Small business owners may consider visual social media platforms like Pinterest and Instagram to be just another social media channel, but they can have immense benefits to your marketing and brand reputation.
Pinterest, a pinboard-style photo sharing website that allows members to virtually collect and curate images and videos. Why should you use Pinterest?
Engages your customers
In today's over-saturated market, it's not enough to just use traditional online marketing. Businesses have to generate a community around their customers and find a way to fit their products and services into their customers' lifestyles. In this way, Pinterest is extremely effective because the act of 'pinning' onto a board and the ability to 'follow' other boards create a community of like-minded individuals.
Take for example, supermarket giant Coles, which has 27 boards and more than 1300 followers. Its food boards inspire customers to create new recipes and provide ideas on how to serve up food - although not directly 'selling' to their customers, it creates and engages a community of food lovers.
Brand engagement also translates to sales, with statistics showing 70 per cent of online consumers who visit Pinterest have found an item they've bought or wanted to buy, compared with 40 per cent of Facebook users.
Drives web traffic
Successfully engaging current and would-be customers also drives web traffic if your images are linked to your business website.
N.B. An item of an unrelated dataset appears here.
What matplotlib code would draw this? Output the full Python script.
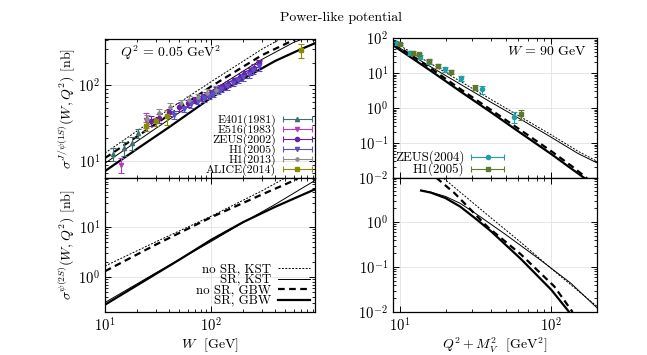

According to Search Engine Journal, Pinterest referrals spend 70 per cent more money than visitors referred from non-social channels. This comes as no surprise - if people are 'liking' and 'pinning' your images, they're more likely to be interested in your products and click through to your website. Pinterest encourages consumerism, which is not a bad thing when it comes to boosting traffic and sales.
Enables internal business collaboration
Pinterest now offers 'secret boards', which are boards hidden from public view. Businesses can create up to three secret boards, which can be repinned to other public boards without linking back to the secret board.
Businesses working on visual-heavy projects will find this function useful, whether it's giving employees a first-look at a product before it's launched or sharing the latest company designs. However, businesses should be careful when posting sensitive information and have a social media policy in place before enabling employees to participate.
Showcases industry leadership or creativity
Businesses can use Pinterest to showcase their thought leadership and industry expertise, with an indirect approach often working to their advantage. An effective example is General Electric. The company believes in "pinning things that inspire us to build, power, move and cure the world", shown through its 25 inspirational boards on innovation and technology. Or local activewear brand Lorna Jane, whose 22 boards encapsulate a healthy lifestyle and inspirational travel. Both brands build on their expertise within their industry, further adding to consumer engagement.
Get inspired by other businesses
You don't always have to pin your own images - there are many similar businesses out there with great visuals you can repin to your own boards. This not only allows you to potentially collaborate with these businesses and exchange ideas, but can also inspire you to create new products, improve existing processes and identify trends.